Breakfast, Side Dish, Snack
cheddar biscuits, cheddar scallion biscuits, cheese biscuits, savory biscuits
Ingredients
-
6
tbsp
cold unsalted butter, cut into small chunks
OR 8 tbsp (1 stick) frozen butter (you won’t use all of it) -
250
g
all-purpose flour -
1
tbsp
baking powder
(preferably aluminum-free) -
1/4
tsp
baking soda -
1
tsp
salt -
110
g (4 oz)
grated sharp cheddar cheese
or another firm, flavorful cheese such as gouda or gruyère -
1/3
cup
thinly sliced scallions, garlic scallions, or ramps -
1
cup
cold buttermilk, or a mixture of 1/2 whole milk and 1/2 Greek yogurt or sour cream
– see notes below
For the top of the biscuits:
- egg wash, heavy cream, melted butter, or additional buttermilk
Instructions
-
Whisk the flour, baking powder, baking soda, and salt in a large, wide bowl. If convenient, chill the bowl in the freezer for 5 minutes.
-
Incorporate the butter using one of these methods: add cold butter chunks and either cut in with a pastry blender until pea-sized, or rub the butter into the flour with your fingers to create thin flakes. If using frozen butter, grate about 6 tbsp over the flour and toss gently to combine.
-
Optional: return the bowl to the freezer for another 5 minutes while you gather the remaining ingredients.
-
Add the grated cheese and sliced scallions, tossing gently to distribute them evenly.
-
Make a well in the center and pour in about 3/4 cup cold buttermilk (or the chosen alternative). Toss gently with a silicone spatula until a shaggy dough forms, then use your hands to bring it together. Add more liquid by tablespoons only if needed—the dough can remain slightly shaggy.
-
Turn the dough onto a lightly floured surface and pat or roll into a 1/2-inch-thick rectangle. Fold the rectangle into thirds like a business letter, pat back to 1/2 inch, fold again, then pat the dough into a 1-inch-thick rectangle.
-
Place the dough rectangle on a parchment-lined sheet and freeze for 10–15 minutes.
-
Preheat the oven to 425°F (218°C).
-
Remove the dough from the freezer and cut biscuits: use a 2.5–3 inch cutter for rounds, or a bench scraper to cut 6 squares/triangles. Press straight down—don’t twist the cutter. Re-form scraps and repeat.
-
Transfer biscuits to a fresh parchment-lined sheet and brush the tops with egg wash, melted butter, cream, or extra buttermilk.
-
Bake for about 13–18 minutes, until risen and golden; timing varies with size and oven. Let cool for a minute or two on the sheet, then serve.
Recipe Notes
- Keeping ingredients cold is key to flakiness—periodically chilling the bowl or dough helps. If you’re short on time you can skip some chilling steps, but colder ingredients yield better layers.
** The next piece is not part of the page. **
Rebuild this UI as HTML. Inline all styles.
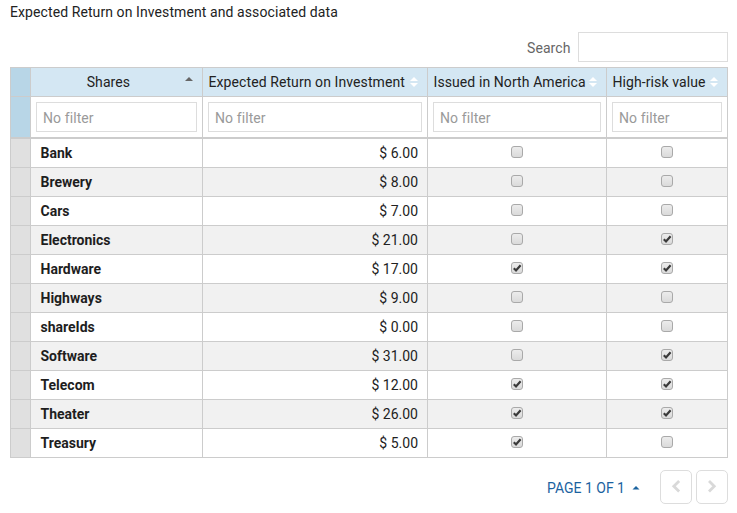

- Suitable liquid alternatives include buttermilk, thinned sour cream or yogurt, or milk acidified with a bit of lemon juice. Whey or a small amount of discard sourdough starter have also worked for me.
- Swap scallions for 2–4 tablespoons of chopped herbs such as chives, sage, rosemary, or dill.
- Use a smaller amount of a salty hard cheese like Parmesan or Pecorino instead of cheddar for a different flavor profile.
- At the lamination stage, try folding in caramelized onions or small roasted fruit pieces for a savory-sweet twist.
- Biscuits freeze well. To freeze unbaked, arrange cut biscuits on a sheet to firm up, then wrap and store in a freezer bag. Bake from frozen—just add a few minutes to the baking time. Baked biscuits also freeze; reheat in the oven or microwave.